Была Весна, мечта поэтов. И Полосатому Коту захотелось сказать что-то особенное, что-то очень хорошее Ласточке Синье. Он сел на землю, расправил усы и с трудом проговорил:

— Почему ты не убежала, как другие?

— Я? Убежала? Но я не боюсь тебя, а остальные просто трусы. Ты не сможешь меня поймать, у тебя ведь нет крыльев. Ты, котище, глуп даже больше, чем некрасив.

— Я некрасив? — Полосатый Кот рассмеялся смехом таким ужасным, что даже самые смелые деревья, такие как Красный Сандал, гигант, задрожали от страха.

— Она оскорбила его, и он ее убьет, — подумал старый Датский Дог.

Преподобный Попугай — преподобный потому, что одно время учился в семинарии, где зазубрил несколько молитв, да 2-3 фразы по латыни, чем заслужил лестную репутацию эрудита — зажмурил глаза, чтобы не быть свидетелем этой трагедии. Он сделал это по двум причинам: во-первых, он был слишком возбудим и не переносил вида крови, а крови такой красивой жертвы — тем более, а во-вторых, потому что не хотел выступать свидетелем, если дело дойдет до суда (ведь все знают: закон — что дышло) и ему придется выбирать между необходимостью сказать правду и испытать на себе последствия гнева Полосатого Кота, как-то: привлечение за клевету; несколько оплеух, разбитый клюв и кто знает, что еще, — или солгать и гореть на вечном огне, как соучастнику преступления.

Трудное положение, гораздо лучше совсем не смотреть. Так он и сделал, и, помолившись за упокой души Ласточки, пришел к полному примирению со своей совестью.

Сама Ласточка подумала, что переборщила, и, вспорхнув под грузом этих сомнений высоко на ветку, принялась очень кокетливо чистить перышки.

Полосатый Кот все еще улыбался, хотя и чувствовал себя оскорбленным. Но не потому, что Ласточка могла подумать о нем так же, как остальные обитатели парка, а потому что она назвала его некрасивым. А он-то считал себя красавцем-котом, элегантным к тому же.

— Ты находишь меня некрасивым? В самом деле?

— Безобразным! — издали подтвердила Ласточка.

— Я не верю. Только слепец может назвать меня некрасивым.

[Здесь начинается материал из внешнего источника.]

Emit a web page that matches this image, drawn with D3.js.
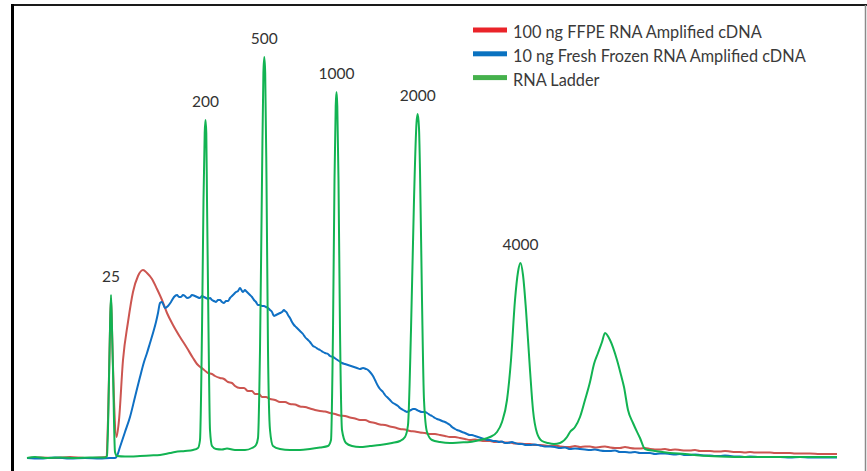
<!DOCTYPE html>
<html>
<head>
<meta charset="utf-8">
<script src="https://cdn.jsdelivr.net/npm/d3@7"></script>
<style>
  body { margin: 0; background: #fff; }
  svg { display: block; font-family: Lato, "Open Sans", sans-serif; }
</style>
</head>
<body>
<div id="chart"></div>
<script>
var width = 867,
height = 471;

// migration units (x) vs fluorescence units (y)
var ffpe = [[0,0],[13,0.5],[28,0],[43,1],[58,0],[73,0.5],[79,1],[81,38],[83,128],[84,160],[85,128],[87,58],[89.5,21],[92,38],[96,98],
    [101,136],[106,166],[111,182],[116,188],[120,185],[125,179],[130,169],[135,158],[140,145],[146,133],[153,121],[160,110],[166,100],
    [170,94],[176,89],[181,85],[185,84],[188,82],[193,80],[197,79],[201,76],[205,75],[208,72],[213,70],[217,70],[221,67],[225,67],[228,64],
    [232,64],[235,61],[239,61],[243,59],[248,58],[253,56],[258,56],[263,54],[268,53.5],[273,51.5],[278,51],[283,49.5],[288,48],[293,47],
    [298,46.5],[303,45],[308,44],[313,42.5],[318,42],[323,40.5],[328,39.5],[333,38],[338,38],[343,36],[348,35],[353,33.5],[358,33],[363,31.5],
    [368,30.5],[373,29],[378,28.5],[383,27],[388,26.5],[393,25.5],[398,25],[403,24],[408,24],[413,23],[418,22],[423,21],[428,21],[433,20],
    [438,19],[443,18],[448,18.5],[453,17.5],[458,17],[463,17],[468,16],[473,16.5],[478,15.5],[483,15.5],[488,14.5],[493,14.5],[498,14],[503,14],
    [508,13],[513,13],[518,12.5],[523,12],[528,12.5],[533,11.5],[538,11],[543,11],[548,12],[553,11],[558,11.5],[563,11.5],[568,10.5],[573,11],
    [578,11.5],[583,10.5],[588,10],[593,10],[598,11],[603,10],[608,9.5],[613,9.5],[618,10],[623,9],[628,8.5],[633,8.5],[638,9],[643,8],
    [648,8.5],[653,8],[658,7.5],[663,7.5],[668,8],[673,7],[678,7],[683,7],[688,6.5],[693,6.5],[698,7],[703,6.5],[708,6],[713,6],[718,5.5],
    [723,6],[728,5.5],[733,5.5],[738,5.5],[743,5.5],[748,5],[753,5],[758,5],[763,5],[768,4.5],[773,4.5],[778,4.5],[783,4.5],[793,4],[810,4]];

var fresh = [[0,0],[13,-0.5],[28,0.5],[43,-0.5],[58,0],[73,-0.5],[83,0],[88,0],[90,2],[93,11],[98,26],[103,41],[108,61],[113,81],[117,96],
    [120,105],[123,115],[126,125],[129,136],[131,145],[133,155],[135,156],[138,150],[141,152],[144,156],[147,161],[150,163],[152,161],[154,161],
    [156,163],[158,162],[160,160],[163,161],[165,163],[168,162],[170,161],[173,160],[175,162],[177,161],[179,160],[181,159],[183,160],[185,158],
    [187,157],[189,156],[191,158],[193,158],[195,156],[197,155],[199,157],[201,157],[203,160],[205,162],[207,164],[209,166],[211,167],[213,170],
    [215,167],[216,166],[218,168],[219,167],[221,165],[223,163],[225,161],[227,158],[229,156],[231,153],[233,153],[235,152],[237,152],[239,151],
    [241,150],[243,148],[245,146],[247,142],[249,143],[251,144],[253,145],[255,146],[257,148],[258,147],[260,145],[261,143],[263,140],[265,136],
    [267,133],[269,131],[271,129],[273,127],[276,124],[278,121],[281,118],[283,116],[286,112],[288,111],[291,109],[293,108],[296,106],[298,105],
    [301,104],[303,102],[306,101],[309,99],[312,97],[315,95],[318,94],[321,93],[324,92],[327,91],[330,90],[333,89],[336,90],[339,89],[341,88],
    [343,86],[346,82],[348,78],[351,72],[353,69],[356,66],[358,63],[361,60],[363,58],[366,55],[368,54],[371,52],[373,50],[376,48],[378,47],
    [380,46],[382,47],[384,48],[386,49],[388,49],[390,48],[392,47],[395,46],[398,46],[400,45],[403,43],[405,42],[408,40],[410,39],[413,38],
    [415,37],[418,36],[420,35],[423,33],[425,31],[428,29],[430,28],[433,27],[435,26],[438,25],[440,24],[443,23],[445,23],[448,22],[451,21],
    [454,20],[457,19],[460,18],[463,18],[466,17],[469,17],[472,16],[475,16.5],[478,15],[481,15],[485,16],[488,15],[492,14],[495,14],[499,13],
    [503,13],[508,13.5],[513,12.5],[518,11.5],[523,11.5],[528,11],[533,10],[538,10.5],[543,9],[548,9.5],[553,9],[558,8.5],[563,8],[568,8.5],
    [573,7.5],[578,7],[583,7],[588,7.5],[593,6],[598,6],[603,5.5],[608,6],[613,5],[618,5],[623,5],[628,4],[633,4.5],[638,4.5],[643,4],[648,3.5],
    [653,4],[658,3],[663,3],[668,3.5],[673,3],[678,2.5],[683,2.5],[688,2],[693,2],[698,2.5],[703,2],[708,1.5],[713,1.5],[718,1],[723,1.5],
    [733,1],[743,1],[753,1],[763,0.5],[773,1],[783,0.5],[810,0.5]];

var ladder = [[0,0],[8,1],[18,0],[33,0.5],[48,0],[63,0.5],[78,0.5],[80,2],[82,78],[83,130],[84,163],[85,130],[86,88],[88,6],[90,2],[98,1.5],
    [113,2],[123,2.5],[133,3],[143,5],[148,6],[158,7],[166,8],[171,10],[173,18],[175,128],[176.5,258],[177.7,325],[178.5,338],[179.3,325],
    [180,258],[181.5,128],[183,28],[185,12],[189,9],[195,8.5],[200,9.5],[208,8],[218,8],[225,10],[229,13],[231,20],[233,108],[235,278],
    [236.4,385],[237.3,401],[238.2,385],[239.5,278],[241,108],[243,28],[246,12],[253,9],[263,8],[273,8],[283,9],[293,10.5],[301,12],[304,18],
    [306,128],[307.5,278],[308.7,352],[309.5,366],[310.3,352],[311.5,278],[313,128],[315,28],[319,15],[325,12],[333,11],[343,12],[353,13],
    [365,15],[373,17],[378,21],[381,33],[384,128],[387,258],[389.5,335],[390.7,344],[392,330],[393,288],[395,158],[397,58],[400,26],[405,18],
    [413,16],[423,15],[433,15.5],[443,16],[453,18],[463,21],[470,26],[475,36],[480,58],[484,98],[488,158],[491,186],[493.5,195],[496,183],
    [499,148],[503,88],[506,48],[510,25],[515,17],[521,15],[527,14],[533,15],[540,21],[543,26],[548,31],[553,41],[558,58],[563,76],[567,94],
    [571,105],[575,116],[578,125],[583,118],[590,98],[594,83],[597,71],[601,48],[606,35],[613,20],[618,9],[628,7],[643,5],[658,4],[673,2.5],
    [693,1.5],[723,1],[763,1],[810,1]];

var ladderSizes = ["25", "200", "500", "1000", "2000", "4000"];
var ladderPeakX = [84, 178.5, 237.3, 309.5, 390.7, 493.5];

var seriesNames = ["100 ng FFPE RNA Amplified cDNA", "10 ng Fresh Frozen RNA Amplified cDNA", "RNA Ladder"];
var lineColors = ["#cc5550", "#0f70c4", "#12b352"];
var keyColors = ["#ea2329", "#0a72c0", "#45b14c"];

var svg = d3.select("#chart").append("svg")
    .attr("width", width)
    .attr("height", height);

var xScale = d3.scaleLinear().domain([0, 810]).range([27, 837]);
var yScale = d3.scaleLinear().domain([0, 400]).range([458, 58]);

// frame, only top / left / right are drawn in the original
svg.append("line").attr("x1", 11).attr("x2", width).attr("y1", 5).attr("y2", 5)
    .attr("stroke", "#1a1a1a").attr("stroke-width", 2);
svg.append("line").attr("x1", 12.5).attr("x2", 12.5).attr("y1", 4).attr("y2", height)
    .attr("stroke", "#000").attr("stroke-width", 3);
svg.append("line").attr("x1", 865.5).attr("x2", 865.5).attr("y1", 5).attr("y2", height)
    .attr("stroke", "#8a8a8a").attr("stroke-width", 1.5);

var line = d3.line()
    .x(function(d) { return xScale(d[0]); })
    .y(function(d) { return yScale(d[1]); })
    .curve(d3.curveMonotoneX);

[ffpe, fresh, ladder].forEach(function(s, i) {
    svg.append("path")
        .datum(s)
        .attr("fill", "none")
        .attr("stroke", lineColors[i])
        .attr("stroke-width", 2)
        .attr("stroke-linejoin", "round")
        .attr("d", line);
});

// size labels above the ladder peaks
var peakY = function(px) {
    var best = 0;
    ladder.forEach(function(p) { if (Math.abs(p[0] - px) < 1.5 && p[1] > best) best = p[1]; });
    return best;
};
svg.selectAll(".size").data(ladderSizes).enter()
    .append("text")
    .attr("class", "size")
    .attr("x", function(d, i) { return xScale(ladderPeakX[i]); })
    .attr("y", function(d, i) { return yScale(peakY(ladderPeakX[i])) - 13; })
    .attr("text-anchor", "middle")
    .attr("font-size", "15.5px")
    .attr("fill", "#333")
    .text(function(d) { return d; });

// legend
var key = svg.append("g").attr("transform", "translate(473,30)");
seriesNames.forEach(function(name, i) {
    var row = key.append("g").attr("transform", "translate(0," + (i * 23.8) + ")");
    row.append("rect").attr("x", 0).attr("y", -2.5).attr("width", 34).attr("height", 5)
        .attr("fill", keyColors[i]);
    row.append("text").attr("x", 40).attr("y", 8.3)
        .attr("font-size", "16.3px")
        .attr("fill", "#3a3a3a")
        .text(name);
});
</script>
</body>
</html>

— Некрасивый и самонадеянный!

Но тут разговор прервался, так как прилетели родители Ласточки, поборов из любви к дочери свой страх перед Котом, и увлекли ее за собой, бранясь и читая нотации. Но Ласточка, улетая, еще успела крикнуть Коту:

— Пока, сеньор Страшила!

Вот с этого-то, немного глупого, разговора и началась история Полосатого Кота и Ласточки Синьи. По правде, история эта, для Ласточки по крайней мере, началась гораздо раньше. И в первой главе мне следовало рассказать, хотя бы вкратце, как жила Ласточка прежде, до этой первой своей встречи с Полосатым Котом, но так как я этого не сделал, пренебрегши старыми, добрыми законами классического повествования, то мне остается лишь прервать свой рассказ и вернуться в прошлое. Конечно, я признаю, что это не лучший способ рассказывать истории. Но моя забывчивость может быть отнесена на счет того смятения чувств, которое начинается с приходом весны у котов и поэтов.

Но лучше уж я буду утверждать, что сделал это намеренно, совершив таким образом революционный переворот в форме и структуре повествования, что обеспечит мне поддержку официальной критики и легионов специалистов-филологов.